Two-thirds of prospective home buyers feel that Australia’s housing market is vulnerable to a significant correction, a new survey reveals.
The housing market sentiment survey conducted by CoreLogic RP Data and Nine Rewards in September saw 1,021 respondents comment on what they expected for housing market conditions. It revealed that 68% of respondents believed there may be a correction, which is the highest reading the survey has received.
More than half of all respondents in each region felt that the housing market could see a significant correction. In Sydney and Melbourne – where values have recorded the greatest surge over the last two years – the proportion of respondents that felt the market was vulnerable to a significant correction was 68.6% and 67.3% respectively.
Even respondents from areas where values have seen minimal growth over recent years were inclined to think a significant correction is a possibility.
Although, the survey also revealed that the vast majority of respondents continue to feel that it is a good time to buy property. Over the September 2014 quarter, 66% of respondents felt that now was a good time to buy a property. However, the proportion has fallen from 71% of respondents over the June quarter.
Cameron Kusher, RP Data’s senior research analyst, said that the decrease in those who felt it is a good time to buy is no surprise.
“Most respondents still felt as if it is a good time to buy property, although with the current growth period having run for so long it isn’t a surprise to see a slight fall in the proportion of respondents who think now is a good time to buy.”
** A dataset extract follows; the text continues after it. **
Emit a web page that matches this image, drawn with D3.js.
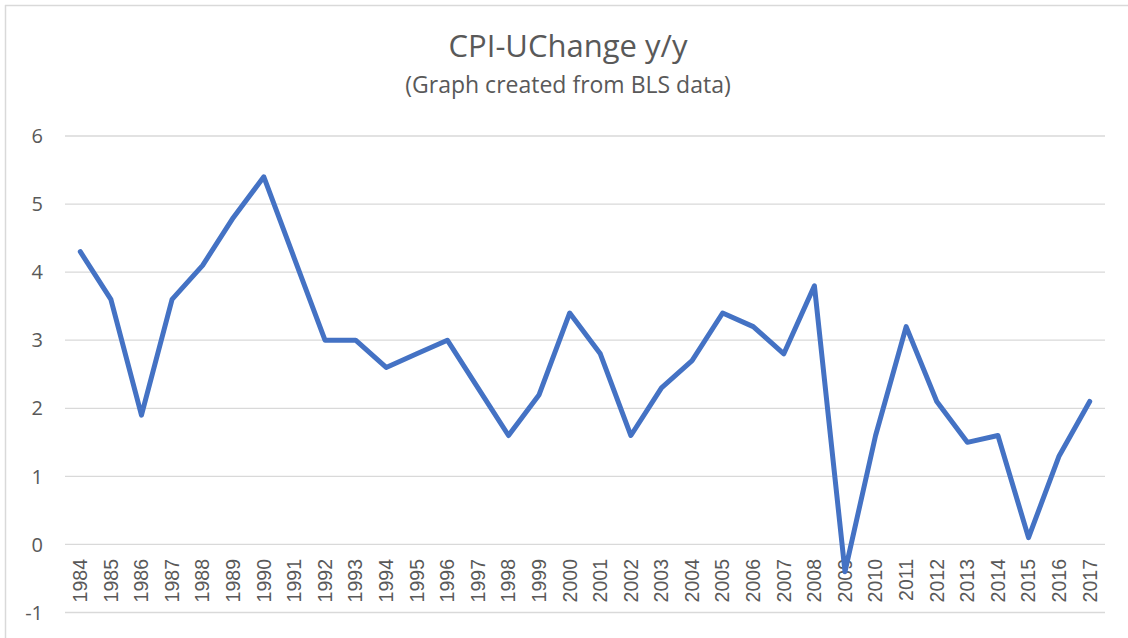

The survey revealed that only 52.8% of respondents thought now was a good time to buy in Sydney – the lowest of all the capital cities. Meanwhile, 78.2% of respondents thought that now was a good time to sell in Sydney – the highest of all the capital cities. As Sydney has recorded the strongest capital gains over the last two years, this agrees with Kusher’s statement that home buyers would be cynical about any further capital gains.